■ **GIVEN INFORMATION**
begin
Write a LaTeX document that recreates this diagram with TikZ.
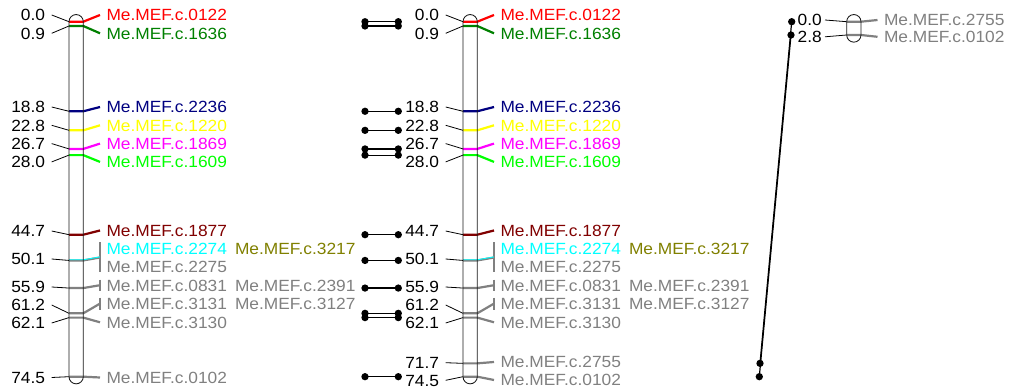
\documentclass[tikz,border=0pt]{standalone}
\usepackage{fontspec}
\setmainfont{Liberation Sans}[FakeStretch=1.07]
\definecolor{mgray}{HTML}{808080}
\definecolor{mgreen}{HTML}{008000}
\definecolor{mnavy}{HTML}{000080}
\definecolor{myellow}{HTML}{FFFF00}
\definecolor{mmagenta}{HTML}{FF00FF}
\definecolor{mlime}{HTML}{00FF00}
\definecolor{mmaroon}{HTML}{800000}
\definecolor{mcyan}{HTML}{00FFFF}
\definecolor{molive}{HTML}{808000}
\definecolor{mred}{HTML}{FF0000}
\tikzset{
 lab/.style={font=\fontsize{16.2}{16}\selectfont, inner sep=0pt, outer sep=0pt},
 posl/.style={lab, anchor=base east},
 mname/.style={lab, anchor=base west},
 lead/.style={line width=0.8pt, black},
 mline/.style={line width=2.2pt},
 barline/.style={line width=0.85pt, black!90, rounded corners=7.15pt},
 dot/.style={circle, fill=black, inner sep=0pt, minimum size=7.3pt},
 link/.style={line width=1.2pt, black},
 brk/.style={line width=1.2pt, mgray},
}
% marker with one label: id, L, marker y, left y, left text, right y, colour, right text
\newcommand\mrk[8]{%
  \coordinate (#1a) at ({#2-17.3},#4);
  \coordinate (#1b) at (#2,#3);
  \coordinate (#1c) at ({#2+14.3},#3);
  \coordinate (#1d) at ({#2+31},#6);
  \node[posl] (#1p) at ({#2-24},{#4+5.75}) {#5};
  \node[mname,text=#7] (#1n) at ({#2+37.5},{#6+5.75}) {#8};
  \draw[lead] (#1a) -- (#1b);
  \draw[mline,#7] (#1b) -- (#1c) -- (#1d);
}
% grouped marker: id, L, marker y, left y, left text, bracket centre, bracket half length, colour
\newcommand\grp[8]{%
  \coordinate (#1a) at ({#2-17.3},#4);
  \coordinate (#1b) at (#2,#3);
  \coordinate (#1c) at ({#2+14.3},#3);
  \coordinate (#1d) at ({#2+31},#6);
  \coordinate (#1u) at ({#2+31},{#6-#7});
  \coordinate (#1v) at ({#2+31},{#6+#7});
  \node[posl] (#1p) at ({#2-24},{#4+5.75}) {#5};
  \draw[lead] (#1a) -- (#1b);
  \draw[mline,#8] (#1b) -- (#1c) -- (#1d);
  \draw[brk] (#1u) -- (#1v);
}
\begin{document}
\begin{tikzpicture}[x=1pt,y=-1pt]
\useasboundingbox (0,0) rectangle (1023,390);
% ---------------- chromosome 1 (L = 69) ----------------
\mrk{a01}{69}{21.7}{15}{0.0}{15}{mred}{Me.MEF.c.0122}
\mrk{a02}{69}{26.0}{33.3}{0.9}{33.3}{mgreen}{Me.MEF.c.1636}
\mrk{a03}{69}{111.28}{107}{18.8}{107}{mnavy}{Me.MEF.c.2236}
\mrk{a04}{69}{130.34}{125.3}{22.8}{125.3}{myellow}{Me.MEF.c.1220}
\mrk{a05}{69}{148.93}{143.6}{26.7}{143.6}{mmagenta}{Me.MEF.c.1869}
\mrk{a06}{69}{155.12}{161.9}{28.0}{161.9}{mlime}{Me.MEF.c.1609}
\mrk{a07}{69}{234.69}{231}{44.7}{230.5}{mmaroon}{Me.MEF.c.1877}
\grp{a08}{69}{260.43}{259}{50.1}{257.5}{15}{mgray}
\draw[line width=0.9pt,mcyan] (69,259.8) -- (83.3,259.8) -- (100,256.9);
\node[mname,text=mcyan] (a08n1) at (106.5,{248.3+5.75}) {Me.MEF.c.2274};
\node[mname,text=molive] (a08n2) at (235,{248.3+5.75}) {Me.MEF.c.3217};
\node[mname,text=mgray] (a08n3) at (106.5,{266.6+5.75}) {Me.MEF.c.2275};
\grp{a09}{69}{288.06}{287}{55.9}{285.2}{5.6}{mgray}
\node[mname,text=mgray] (a09n1) at (106.5,{285.4+5.75}) {Me.MEF.c.0831};
\node[mname,text=mgray] (a09n2) at (235,{285.4+5.75}) {Me.MEF.c.2391};
\grp{a10}{69}{313.32}{305}{61.2}{303.6}{6}{mgray}
\node[mname,text=mgray] (a10n1) at (106.5,{303.7+5.75}) {Me.MEF.c.3131};
\node[mname,text=mgray] (a10n2) at (235,{303.7+5.75}) {Me.MEF.c.3127};
\mrk{a11}{69}{317.61}{323}{62.1}{322.3}{mgray}{Me.MEF.c.3130}
\mrk{a12}{69}{376.69}{377.5}{74.5}{377.5}{mgray}{Me.MEF.c.0102}
\draw[barline] (69,14.55) rectangle (83.3,383.85);
% ---------------- chromosome 2 (L = 463) ----------------
\mrk{b01}{463}{21.7}{15}{0.0}{15}{mred}{Me.MEF.c.0122}
\mrk{b02}{463}{26.0}{33.3}{0.9}{33.3}{mgreen}{Me.MEF.c.1636}
\mrk{b03}{463}{111.28}{107}{18.8}{107}{mnavy}{Me.MEF.c.2236}
\mrk{b04}{463}{130.34}{125.3}{22.8}{125.3}{myellow}{Me.MEF.c.1220}
\mrk{b05}{463}{148.93}{143.6}{26.7}{143.6}{mmagenta}{Me.MEF.c.1869}
\mrk{b06}{463}{155.12}{161.9}{28.0}{161.9}{mlime}{Me.MEF.c.1609}
\mrk{b07}{463}{234.69}{231}{44.7}{230.5}{mmaroon}{Me.MEF.c.1877}
\grp{b08}{463}{260.43}{259}{50.1}{257.5}{15}{mgray}
\draw[line width=0.9pt,mcyan] (463,259.8) -- (477.3,259.8) -- (494,256.9);
\node[mname,text=mcyan] (b08n1) at (500.5,{248.3+5.75}) {Me.MEF.c.2274};
\node[mname,text=molive] (b08n2) at (629,{248.3+5.75}) {Me.MEF.c.3217};
\node[mname,text=mgray] (b08n3) at (500.5,{266.6+5.75}) {Me.MEF.c.2275};
\grp{b09}{463}{288.06}{287}{55.9}{285.2}{5.6}{mgray}
\node[mname,text=mgray] (b09n1) at (500.5,{285.4+5.75}) {Me.MEF.c.0831};
\node[mname,text=mgray] (b09n2) at (629,{285.4+5.75}) {Me.MEF.c.2391};
\grp{b10}{463}{313.32}{305}{61.2}{303.6}{6}{mgray}
\node[mname,text=mgray] (b10n1) at (500.5,{303.7+5.75}) {Me.MEF.c.3131};
\node[mname,text=mgray] (b10n2) at (629,{303.7+5.75}) {Me.MEF.c.3127};
\mrk{b11}{463}{317.61}{323}{62.1}{322.3}{mgray}{Me.MEF.c.3130}
\mrk{b12}{463}{363.35}{362.7}{71.7}{362}{mgray}{Me.MEF.c.2755}
\mrk{b13}{463}{376.69}{380.3}{74.5}{380}{mgray}{Me.MEF.c.0102}
\draw[barline] (463,14.55) rectangle (477.3,383.85);
% ---------------- chromosome 3 (L = 846.7) ----------------
\coordinate (c01a) at (825,20);
\coordinate (c01b) at (846.7,21.7);
\coordinate (c01c) at (861,21.7);
\coordinate (c01d) at (877.5,20);
\node[posl] (c01p) at (821.7,{20+5.75}) {0.0};
\node[mname,text=mgray] (c01n) at (884,{20+5.75}) {Me.MEF.c.2755};
\draw[lead] (c01a) -- (c01b);
\draw[mline,mgray] (c01b) -- (c01c) -- (c01d);
\coordinate (c02a) at (825,36.8);
\coordinate (c02b) at (846.7,35);
\coordinate (c02c) at (861,35);
\coordinate (c02d) at (877.5,36.8);
\node[posl] (c02p) at (821.7,{36.8+5.75}) {2.8};
\node[mname,text=mgray] (c02n) at (884,{36.8+5.75}) {Me.MEF.c.0102};
\draw[lead] (c02a) -- (c02b);
\draw[mline,mgray] (c02b) -- (c02c) -- (c02d);
\draw[barline] (846.7,14.55) rectangle (861,42.15);
% ---------------- links between chromosome 1 and 2 ----------------
\foreach \k/\yy in {1/21.7,2/26.0,3/111.28,4/130.34,5/148.93,6/155.12,7/234.69,8/260.43,9/288.06,10/313.32,11/317.61,12/376.69}{
  \node[dot] (m\k a) at (365,\yy) {};
  \node[dot] (m\k b) at (398.3,\yy) {};
  \draw[link] (m\k a.center) -- (m\k b.center);
}
% ---------------- links between chromosome 2 and 3 ----------------
\node[dot] (n1a) at (760,363.35) {};
\node[dot] (n2a) at (759.3,376.69) {};
\node[dot] (n1b) at (791.7,21.7) {};
\node[dot] (n2b) at (791,35) {};
\draw[link] (n1a.center) -- (n1b.center);
\draw[link] (n2a.center) -- (n2b.center);
\end{tikzpicture}
\end{document}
end
■ **WHAT NEEDS TO BE DONE**
What is the number of lines holding the word "with"? State it alone.

■ **SOLUTION**
2